'''

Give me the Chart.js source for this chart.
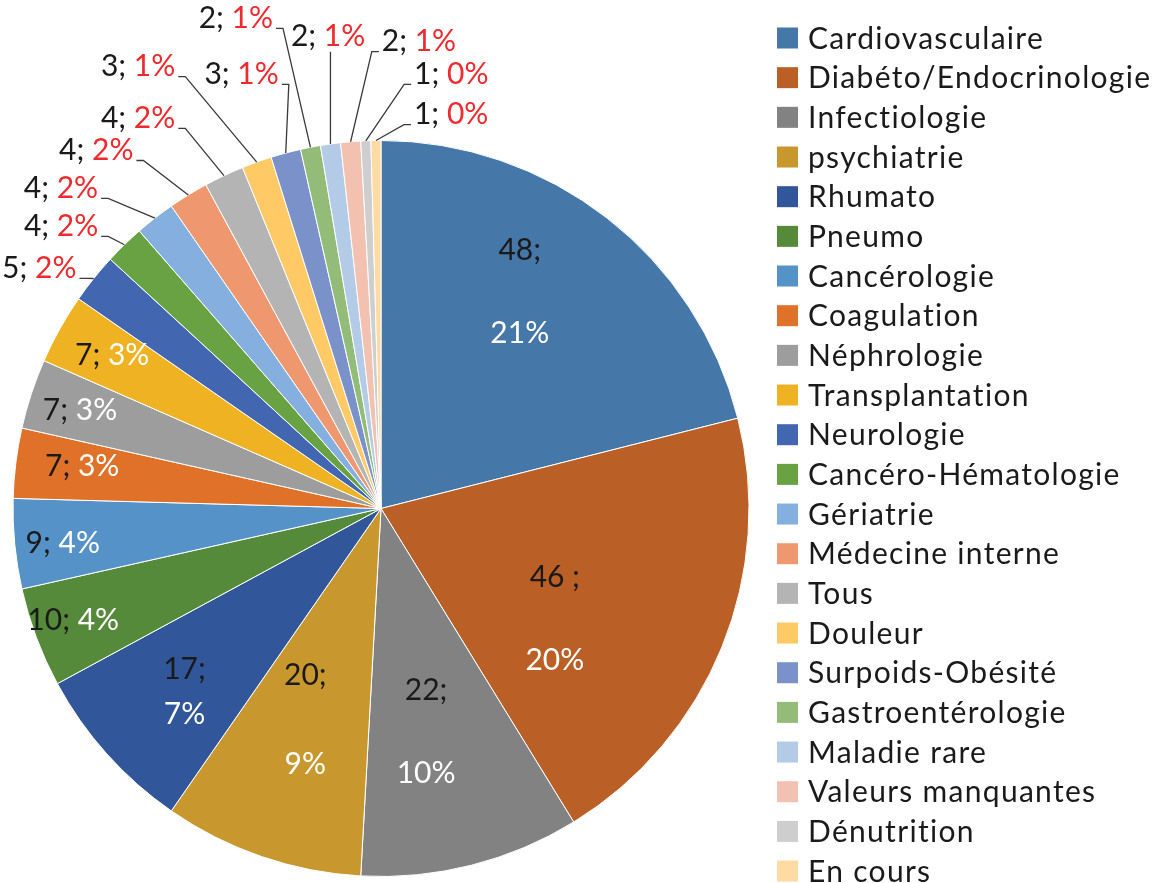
<!DOCTYPE html>
<html>
<head>
<meta charset="utf-8">
<script src="https://cdn.jsdelivr.net/npm/chart.js@4.4.1/dist/chart.umd.min.js"></script>
<style>
  html, body { margin: 0; padding: 0; background: #fff; }
  canvas { display: block; }
</style>
</head>
<body>
<canvas id="pieChart" width="1161" height="883"></canvas>
<script>
// categories, in legend order (clockwise from 12 o'clock)
const categories = [
    'Cardiovasculaire', 'Diabéto/Endocrinologie', 'Infectiologie', 'psychiatrie',
    'Rhumato', 'Pneumo', 'Cancérologie', 'Coagulation', 'Néphrologie',
    'Transplantation', 'Neurologie', 'Cancéro-Hématologie', 'Gériatrie',
    'Médecine interne', 'Tous', 'Douleur', 'Surpoids-Obésité',
    'Gastroentérologie', 'Maladie rare', 'Valeurs manquantes', 'Dénutrition', 'En cours'
];
const counts = [48, 46, 22, 20, 17, 10, 9, 7, 7, 7, 5, 4, 4, 4, 4, 3, 3, 2, 2, 2, 1, 1];

const sliceColors = [
    '#4677A9', '#BA5F26', '#828282', '#C8972E', '#31579A', '#568A3B',
    '#5592C8', '#E07128', '#9D9D9D', '#EEB223', '#4266B0', '#69A242',
    '#85AFDE', '#EF9870', '#B4B4B4', '#FFC965', '#7A91C9', '#94BC79',
    '#B4CBE8', '#F3C1AF', '#CECECE', '#FFDAA3'
];

// label placement: [angle deg clockwise from top, radius as fraction of pie radius, line gap (0 = one line)]
// entries with fraction > 1 sit outside the pie and get a leader line
const labelPlace = [
    [32.6, 0.70, 83], [122.5, 0.56, 83], [168.6, 0.62, 83], [199.7, 0.61, 89], [227, 0.73, 45],
    [250, 0.89, 0], [263.7, 0.87, 0], [278, 0.82, 0], [288, 0.86, 0], [299.6, 0.84, 0],
    [305.1, 1.135, 0], [311.4, 1.159, 0], [315, 1.23, 0], [321.5, 1.243, 0], [328.1, 1.249, 0],
    [331.2, 1.37, 0], [342.2, 1.239, 0], [343.5, 1.389, 0], [353.6, 1.29, 0], [4.65, 1.273, 0],
    [9.2, 1.195, 0], [10.1, 1.087, 0]
];

const FONT = '30px Lato';
const TEXT = '#1a1a1a';
const RED = '#EE2A2E';

function setFont(ctx, spacing) {
    ctx.font = FONT;
    ctx.letterSpacing = spacing; // non-zero also stops the "ti" ligature
    ctx.textBaseline = 'middle';
}

const sliceLabels = {
    id: 'sliceLabels',
    afterDatasetsDraw(chart) {
        const ctx = chart.ctx;
        const meta = chart.getDatasetMeta(0);
        const vals = chart.data.datasets[0].data;
        const total = vals.reduce((a, b) => a + b, 0);
        ctx.save();
        setFont(ctx, '0px');
        meta.data.forEach((arc, i) => {
            const p = arc.getProps(['x', 'y', 'outerRadius', 'startAngle', 'endAngle'], true);
            const R = p.outerRadius;
            const num = vals[i] + (i === 1 ? ' ;' : ';');
            const pct = Math.round(vals[i] / total * 100) + '%';
            const place = labelPlace[i];
            const a = place[0] * Math.PI / 180;
            const cx = p.x + Math.sin(a) * place[1] * R;
            const cy = p.y - Math.cos(a) * place[1] * R;

            if (place[2] > 0) {
                ctx.textAlign = 'center';
                ctx.fillStyle = TEXT;
                ctx.fillText(num, cx, cy - place[2] / 2);
                ctx.fillStyle = '#fff';
                ctx.fillText(pct, cx, cy + place[2] / 2);
                return;
            }

            const outside = place[1] > 1;
            const w1 = ctx.measureText(num + ' ').width;
            const w2 = ctx.measureText(pct).width;
            const left = cx - (w1 + w2) / 2;
            const right = left + w1 + w2;
            ctx.textAlign = 'left';
            ctx.fillStyle = TEXT;
            ctx.fillText(num + ' ', left, cy);
            ctx.fillStyle = outside ? RED : '#fff';
            ctx.fillText(pct, left + w1, cy);

            if (outside) {
                // leader line to the middle of the slice edge
                const mid = (p.startAngle + p.endAngle) / 2;
                const px = p.x + Math.cos(mid) * R;
                const py = p.y + Math.sin(mid) * R;
                ctx.strokeStyle = '#3a3a3a';
                ctx.lineWidth = 1.3;
                ctx.beginPath();
                if (px >= left && px <= right) {
                    ctx.moveTo(px, cy + 15);
                } else if (px > right) {
                    ctx.moveTo(right + 3, cy + 10);
                    ctx.lineTo(right + 10, cy + 10);
                } else {
                    ctx.moveTo(left - 3, cy + 10);
                    ctx.lineTo(left - 10, cy + 10);
                }
                ctx.lineTo(px, py);
                ctx.stroke();
            }
        });
        ctx.restore();
    }
};

// legend drawn by hand so that all 22 rows stay in one column
const sideLegend = {
    id: 'sideLegend',
    afterDraw(chart) {
        const ctx = chart.ctx;
        const ds = chart.data.datasets[0];
        ctx.save();
        setFont(ctx, '1.3px');
        ctx.textAlign = 'left';
        chart.data.labels.forEach((lab, i) => {
            const yy = 38 + i * 39.67;
            ctx.fillStyle = ds.backgroundColor[i];
            ctx.fillRect(777, yy - 10.5, 21, 21);
            ctx.fillStyle = TEXT;
            ctx.fillText(lab, 808, yy + 1);
        });
        ctx.restore();
    }
};

new Chart(document.getElementById('pieChart').getContext('2d'), {
    type: 'pie',
    data: {
        labels: categories,
        datasets: [{
            data: counts,
            backgroundColor: sliceColors,
            borderColor: '#ffffff',
            borderWidth: 1
        }]
    },
    options: {
        responsive: false,
        animation: false,
        devicePixelRatio: 1,
        layout: { padding: { left: 12, top: 140, right: 411, bottom: 6 } },
        plugins: {
            legend: { display: false },
            tooltip: { enabled: false }
        }
    },
    plugins: [sliceLabels, sideLegend]
});
</script>
</body>
</html>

'''

» **GIVEN INSTRUCTION**: Give an exact copy of the material, leaving out every picture.

» **THE COMPLETED TASK**:
Give me the Chart.js source for this chart.
<!DOCTYPE html>
<html>
<head>
<meta charset="utf-8">
<script src="https://cdn.jsdelivr.net/npm/chart.js@4.4.1/dist/chart.umd.min.js"></script>
<style>
  html, body { margin: 0; padding: 0; background: #fff; }
  canvas { display: block; }
</style>
</head>
<body>
<canvas id="pieChart" width="1161" height="883"></canvas>
<script>
// categories, in legend order (clockwise from 12 o'clock)
const categories = [
    'Cardiovasculaire', 'Diabéto/Endocrinologie', 'Infectiologie', 'psychiatrie',
    'Rhumato', 'Pneumo', 'Cancérologie', 'Coagulation', 'Néphrologie',
    'Transplantation', 'Neurologie', 'Cancéro-Hématologie', 'Gériatrie',
    'Médecine interne', 'Tous', 'Douleur', 'Surpoids-Obésité',
    'Gastroentérologie', 'Maladie rare', 'Valeurs manquantes', 'Dénutrition', 'En cours'
];
const counts = [48, 46, 22, 20, 17, 10, 9, 7, 7, 7, 5, 4, 4, 4, 4, 3, 3, 2, 2, 2, 1, 1];

const sliceColors = [
    '#4677A9', '#BA5F26', '#828282', '#C8972E', '#31579A', '#568A3B',
    '#5592C8', '#E07128', '#9D9D9D', '#EEB223', '#4266B0', '#69A242',
    '#85AFDE', '#EF9870', '#B4B4B4', '#FFC965', '#7A91C9', '#94BC79',
    '#B4CBE8', '#F3C1AF', '#CECECE', '#FFDAA3'
];

// label placement: [angle deg clockwise from top, radius as fraction of pie radius, line gap (0 = one line)]
// entries with fraction > 1 sit outside the pie and get a leader line
const labelPlace = [
    [32.6, 0.70, 83], [122.5, 0.56, 83], [168.6, 0.62, 83], [199.7, 0.61, 89], [227, 0.73, 45],
    [250, 0.89, 0], [263.7, 0.87, 0], [278, 0.82, 0], [288, 0.86, 0], [299.6, 0.84, 0],
    [305.1, 1.135, 0], [311.4, 1.159, 0], [315, 1.23, 0], [321.5, 1.243, 0], [328.1, 1.249, 0],
    [331.2, 1.37, 0], [342.2, 1.239, 0], [343.5, 1.389, 0], [353.6, 1.29, 0], [4.65, 1.273, 0],
    [9.2, 1.195, 0], [10.1, 1.087, 0]
];

const FONT = '30px Lato';
const TEXT = '#1a1a1a';
const RED = '#EE2A2E';

function setFont(ctx, spacing) {
    ctx.font = FONT;
    ctx.letterSpacing = spacing; // non-zero also stops the "ti" ligature
    ctx.textBaseline = 'middle';
}

const sliceLabels = {
    id: 'sliceLabels',
    afterDatasetsDraw(chart) {
        const ctx = chart.ctx;
        const meta = chart.getDatasetMeta(0);
        const vals = chart.data.datasets[0].data;
        const total = vals.reduce((a, b) => a + b, 0);
        ctx.save();
        setFont(ctx, '0px');
        meta.data.forEach((arc, i) => {
            const p = arc.getProps(['x', 'y', 'outerRadius', 'startAngle', 'endAngle'], true);
            const R = p.outerRadius;
            const num = vals[i] + (i === 1 ? ' ;' : ';');
            const pct = Math.round(vals[i] / total * 100) + '%';
            const place = labelPlace[i];
            const a = place[0] * Math.PI / 180;
            const cx = p.x + Math.sin(a) * place[1] * R;
            const cy = p.y - Math.cos(a) * place[1] * R;

            if (place[2] > 0) {
                ctx.textAlign = 'center';
                ctx.fillStyle = TEXT;
                ctx.fillText(num, cx, cy - place[2] / 2);
                ctx.fillStyle = '#fff';
                ctx.fillText(pct, cx, cy + place[2] / 2);
                return;
            }

            const outside = place[1] > 1;
            const w1 = ctx.measureText(num + ' ').width;
            const w2 = ctx.measureText(pct).width;
            const left = cx - (w1 + w2) / 2;
            const right = left + w1 + w2;
            ctx.textAlign = 'left';
            ctx.fillStyle = TEXT;
            ctx.fillText(num + ' ', left, cy);
            ctx.fillStyle = outside ? RED : '#fff';
            ctx.fillText(pct, left + w1, cy);

            if (outside) {
                // leader line to the middle of the slice edge
                const mid = (p.startAngle + p.endAngle) / 2;
                const px = p.x + Math.cos(mid) * R;
                const py = p.y + Math.sin(mid) * R;
                ctx.strokeStyle = '#3a3a3a';
                ctx.lineWidth = 1.3;
                ctx.beginPath();
                if (px >= left && px <= right) {
                    ctx.moveTo(px, cy + 15);
                } else if (px > right) {
                    ctx.moveTo(right + 3, cy + 10);
                    ctx.lineTo(right + 10, cy + 10);
                } else {
                    ctx.moveTo(left - 3, cy + 10);
                    ctx.lineTo(left - 10, cy + 10);
                }
                ctx.lineTo(px, py);
                ctx.stroke();
            }
        });
        ctx.restore();
    }
};

// legend drawn by hand so that all 22 rows stay in one column
const sideLegend = {
    id: 'sideLegend',
    afterDraw(chart) {
        const ctx = chart.ctx;
        const ds = chart.data.datasets[0];
        ctx.save();
        setFont(ctx, '1.3px');
        ctx.textAlign = 'left';
        chart.data.labels.forEach((lab, i) => {
            const yy = 38 + i * 39.67;
            ctx.fillStyle = ds.backgroundColor[i];
            ctx.fillRect(777, yy - 10.5, 21, 21);
            ctx.fillStyle = TEXT;
            ctx.fillText(lab, 808, yy + 1);
        });
        ctx.restore();
    }
};

new Chart(document.getElementById('pieChart').getContext('2d'), {
    type: 'pie',
    data: {
        labels: categories,
        datasets: [{
            data: counts,
            backgroundColor: sliceColors,
            borderColor: '#ffffff',
            borderWidth: 1
        }]
    },
    options: {
        responsive: false,
        animation: false,
        devicePixelRatio: 1,
        layout: { padding: { left: 12, top: 140, right: 411, bottom: 6 } },
        plugins: {
            legend: { display: false },
            tooltip: { enabled: false }
        }
    },
    plugins: [sliceLabels, sideLegend]
});
</script>
</body>
</html>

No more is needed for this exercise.